** START Provided records **

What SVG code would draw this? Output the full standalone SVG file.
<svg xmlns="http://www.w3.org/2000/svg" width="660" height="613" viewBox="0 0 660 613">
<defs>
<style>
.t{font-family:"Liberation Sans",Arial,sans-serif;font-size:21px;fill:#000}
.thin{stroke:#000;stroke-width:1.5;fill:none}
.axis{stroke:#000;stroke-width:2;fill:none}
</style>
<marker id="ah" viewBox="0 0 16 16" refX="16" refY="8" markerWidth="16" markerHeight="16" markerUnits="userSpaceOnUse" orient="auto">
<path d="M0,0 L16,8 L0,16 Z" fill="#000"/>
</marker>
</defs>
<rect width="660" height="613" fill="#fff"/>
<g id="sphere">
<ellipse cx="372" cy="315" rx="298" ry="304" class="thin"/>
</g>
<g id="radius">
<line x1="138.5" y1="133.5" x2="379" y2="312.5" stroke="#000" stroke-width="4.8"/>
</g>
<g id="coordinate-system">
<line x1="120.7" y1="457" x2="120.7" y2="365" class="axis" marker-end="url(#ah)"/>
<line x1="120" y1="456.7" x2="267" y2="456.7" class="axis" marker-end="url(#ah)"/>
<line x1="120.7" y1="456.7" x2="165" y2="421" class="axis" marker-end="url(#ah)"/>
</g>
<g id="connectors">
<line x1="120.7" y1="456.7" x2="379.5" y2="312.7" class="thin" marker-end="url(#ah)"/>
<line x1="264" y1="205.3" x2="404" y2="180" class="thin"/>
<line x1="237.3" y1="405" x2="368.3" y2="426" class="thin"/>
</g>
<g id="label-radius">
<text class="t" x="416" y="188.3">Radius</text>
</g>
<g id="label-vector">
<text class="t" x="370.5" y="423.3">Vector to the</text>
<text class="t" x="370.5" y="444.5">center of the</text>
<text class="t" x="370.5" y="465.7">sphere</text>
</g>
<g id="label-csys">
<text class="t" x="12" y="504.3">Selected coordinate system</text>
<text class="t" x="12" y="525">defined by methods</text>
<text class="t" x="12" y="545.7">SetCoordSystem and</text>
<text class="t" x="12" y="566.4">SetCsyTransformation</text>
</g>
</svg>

** END Provided records **
** START Provided records **

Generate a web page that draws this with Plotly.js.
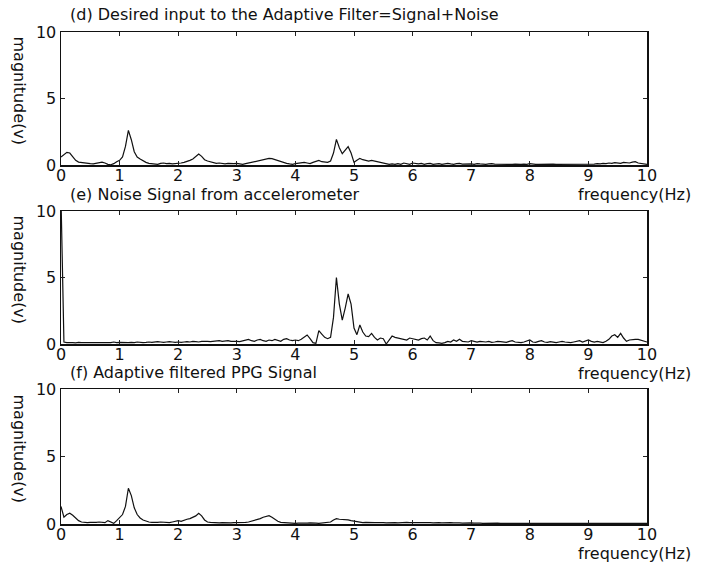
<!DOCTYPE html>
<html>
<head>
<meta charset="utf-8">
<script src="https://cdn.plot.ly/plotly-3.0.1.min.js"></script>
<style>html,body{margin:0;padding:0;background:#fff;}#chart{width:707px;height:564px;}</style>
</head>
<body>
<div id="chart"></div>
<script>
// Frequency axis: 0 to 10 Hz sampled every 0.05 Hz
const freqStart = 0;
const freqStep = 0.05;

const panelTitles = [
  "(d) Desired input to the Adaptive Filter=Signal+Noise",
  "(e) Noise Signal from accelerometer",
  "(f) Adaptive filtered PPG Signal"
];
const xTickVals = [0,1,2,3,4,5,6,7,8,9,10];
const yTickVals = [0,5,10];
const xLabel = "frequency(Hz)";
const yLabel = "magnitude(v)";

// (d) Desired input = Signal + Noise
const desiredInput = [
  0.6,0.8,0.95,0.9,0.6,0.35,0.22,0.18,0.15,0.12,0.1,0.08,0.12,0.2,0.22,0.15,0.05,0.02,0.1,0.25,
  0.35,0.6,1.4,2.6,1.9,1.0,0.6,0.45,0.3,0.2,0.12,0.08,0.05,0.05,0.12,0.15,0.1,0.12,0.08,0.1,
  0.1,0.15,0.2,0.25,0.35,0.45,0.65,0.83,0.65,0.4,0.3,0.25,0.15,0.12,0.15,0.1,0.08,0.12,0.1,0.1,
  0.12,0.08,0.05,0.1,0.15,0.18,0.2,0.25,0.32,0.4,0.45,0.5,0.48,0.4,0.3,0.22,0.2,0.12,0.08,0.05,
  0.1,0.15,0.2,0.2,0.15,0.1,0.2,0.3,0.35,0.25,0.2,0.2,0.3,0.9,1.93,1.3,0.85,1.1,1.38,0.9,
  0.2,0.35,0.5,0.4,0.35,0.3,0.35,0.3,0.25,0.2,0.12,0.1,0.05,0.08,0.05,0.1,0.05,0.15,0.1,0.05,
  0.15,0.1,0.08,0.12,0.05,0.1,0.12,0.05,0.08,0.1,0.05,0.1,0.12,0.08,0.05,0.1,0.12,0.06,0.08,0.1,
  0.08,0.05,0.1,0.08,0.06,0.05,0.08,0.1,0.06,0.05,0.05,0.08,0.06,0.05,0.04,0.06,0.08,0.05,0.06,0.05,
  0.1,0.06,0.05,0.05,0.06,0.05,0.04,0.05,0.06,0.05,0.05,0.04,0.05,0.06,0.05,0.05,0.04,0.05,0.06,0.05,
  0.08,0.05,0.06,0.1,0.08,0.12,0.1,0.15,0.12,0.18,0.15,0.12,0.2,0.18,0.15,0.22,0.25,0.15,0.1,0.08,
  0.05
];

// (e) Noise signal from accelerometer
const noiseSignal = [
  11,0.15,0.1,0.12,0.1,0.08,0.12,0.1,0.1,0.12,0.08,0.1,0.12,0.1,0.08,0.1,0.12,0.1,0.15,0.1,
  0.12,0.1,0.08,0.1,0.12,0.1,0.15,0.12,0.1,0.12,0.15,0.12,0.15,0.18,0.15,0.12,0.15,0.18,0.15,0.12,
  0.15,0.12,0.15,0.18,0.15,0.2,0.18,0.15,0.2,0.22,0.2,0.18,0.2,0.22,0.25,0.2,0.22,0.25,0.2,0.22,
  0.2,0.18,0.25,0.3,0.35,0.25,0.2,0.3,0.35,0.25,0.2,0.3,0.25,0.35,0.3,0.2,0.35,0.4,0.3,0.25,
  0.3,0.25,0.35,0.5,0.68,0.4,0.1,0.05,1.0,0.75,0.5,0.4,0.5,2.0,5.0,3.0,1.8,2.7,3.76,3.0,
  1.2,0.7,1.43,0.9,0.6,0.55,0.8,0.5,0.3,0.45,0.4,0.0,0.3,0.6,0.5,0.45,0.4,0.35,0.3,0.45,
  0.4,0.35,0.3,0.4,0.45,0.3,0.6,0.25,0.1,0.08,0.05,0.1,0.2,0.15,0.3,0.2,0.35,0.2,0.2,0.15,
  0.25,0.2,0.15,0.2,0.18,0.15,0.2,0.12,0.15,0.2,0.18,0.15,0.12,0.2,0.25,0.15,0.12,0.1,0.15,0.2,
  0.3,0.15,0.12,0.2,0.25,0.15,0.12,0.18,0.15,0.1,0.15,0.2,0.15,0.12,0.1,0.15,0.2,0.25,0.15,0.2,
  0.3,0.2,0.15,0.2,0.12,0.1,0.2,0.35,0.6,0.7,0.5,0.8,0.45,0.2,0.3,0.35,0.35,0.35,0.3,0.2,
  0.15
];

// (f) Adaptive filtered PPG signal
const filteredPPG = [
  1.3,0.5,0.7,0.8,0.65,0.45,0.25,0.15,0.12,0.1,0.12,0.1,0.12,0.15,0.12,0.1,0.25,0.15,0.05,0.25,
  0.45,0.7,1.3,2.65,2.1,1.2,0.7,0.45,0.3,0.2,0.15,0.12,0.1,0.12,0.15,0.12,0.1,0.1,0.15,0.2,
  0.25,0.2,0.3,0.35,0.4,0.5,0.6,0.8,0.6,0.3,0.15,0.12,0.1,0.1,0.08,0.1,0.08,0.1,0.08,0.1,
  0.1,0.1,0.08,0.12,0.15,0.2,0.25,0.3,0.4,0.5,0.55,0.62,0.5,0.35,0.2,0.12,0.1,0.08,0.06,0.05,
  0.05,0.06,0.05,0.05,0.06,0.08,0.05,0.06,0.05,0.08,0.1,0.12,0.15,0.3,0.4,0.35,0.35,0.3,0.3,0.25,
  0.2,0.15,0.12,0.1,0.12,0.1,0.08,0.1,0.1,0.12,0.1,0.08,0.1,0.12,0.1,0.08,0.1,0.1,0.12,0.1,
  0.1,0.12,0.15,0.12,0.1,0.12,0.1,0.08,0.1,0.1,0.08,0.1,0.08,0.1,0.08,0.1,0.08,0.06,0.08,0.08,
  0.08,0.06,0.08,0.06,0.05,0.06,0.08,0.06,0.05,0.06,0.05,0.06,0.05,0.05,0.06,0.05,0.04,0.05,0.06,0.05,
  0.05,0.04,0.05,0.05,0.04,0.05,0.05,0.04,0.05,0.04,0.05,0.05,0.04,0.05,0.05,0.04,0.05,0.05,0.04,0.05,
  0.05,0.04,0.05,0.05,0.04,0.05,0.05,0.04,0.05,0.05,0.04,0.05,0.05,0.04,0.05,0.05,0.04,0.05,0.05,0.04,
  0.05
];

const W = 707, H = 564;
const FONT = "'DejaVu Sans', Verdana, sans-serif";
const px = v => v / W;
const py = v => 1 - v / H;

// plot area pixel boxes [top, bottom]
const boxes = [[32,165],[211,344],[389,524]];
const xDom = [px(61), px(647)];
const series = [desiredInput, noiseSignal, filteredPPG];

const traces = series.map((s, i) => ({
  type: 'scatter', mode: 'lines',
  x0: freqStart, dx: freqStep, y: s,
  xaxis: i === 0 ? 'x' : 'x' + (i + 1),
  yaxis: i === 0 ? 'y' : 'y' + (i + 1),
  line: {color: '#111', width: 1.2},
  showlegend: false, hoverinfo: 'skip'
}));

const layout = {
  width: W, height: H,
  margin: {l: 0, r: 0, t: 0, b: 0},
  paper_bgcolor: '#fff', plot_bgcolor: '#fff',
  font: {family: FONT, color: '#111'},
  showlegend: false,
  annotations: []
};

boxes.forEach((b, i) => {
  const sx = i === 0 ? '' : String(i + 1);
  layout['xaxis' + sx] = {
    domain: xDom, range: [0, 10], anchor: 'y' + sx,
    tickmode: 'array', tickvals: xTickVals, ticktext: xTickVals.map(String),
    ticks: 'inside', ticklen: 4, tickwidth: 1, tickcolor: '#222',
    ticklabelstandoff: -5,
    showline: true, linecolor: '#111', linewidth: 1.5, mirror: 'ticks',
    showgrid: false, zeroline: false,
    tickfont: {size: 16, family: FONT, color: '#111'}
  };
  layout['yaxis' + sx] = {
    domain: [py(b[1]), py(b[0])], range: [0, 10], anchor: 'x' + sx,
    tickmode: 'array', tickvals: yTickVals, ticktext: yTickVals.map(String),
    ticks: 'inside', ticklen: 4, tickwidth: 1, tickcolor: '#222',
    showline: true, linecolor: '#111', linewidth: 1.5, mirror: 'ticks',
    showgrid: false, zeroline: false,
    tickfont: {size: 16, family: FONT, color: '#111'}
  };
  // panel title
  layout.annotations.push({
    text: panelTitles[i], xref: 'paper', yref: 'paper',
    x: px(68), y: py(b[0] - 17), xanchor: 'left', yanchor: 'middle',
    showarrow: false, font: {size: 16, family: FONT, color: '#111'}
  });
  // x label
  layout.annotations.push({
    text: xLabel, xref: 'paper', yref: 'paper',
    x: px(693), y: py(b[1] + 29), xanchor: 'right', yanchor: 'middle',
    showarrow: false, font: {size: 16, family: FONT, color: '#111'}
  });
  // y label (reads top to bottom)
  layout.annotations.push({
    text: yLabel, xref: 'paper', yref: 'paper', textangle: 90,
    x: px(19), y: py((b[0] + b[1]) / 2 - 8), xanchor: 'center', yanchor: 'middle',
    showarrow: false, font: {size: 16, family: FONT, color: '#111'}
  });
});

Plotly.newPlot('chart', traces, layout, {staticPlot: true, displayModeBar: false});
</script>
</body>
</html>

** END Provided records **

• **What you have to do**
Which lines hold the word "this"? Return all of them from the records above.

• **Result of the task**
What SVG code would draw this? Output the full standalone SVG file.
Generate a web page that draws this with Plotly.js.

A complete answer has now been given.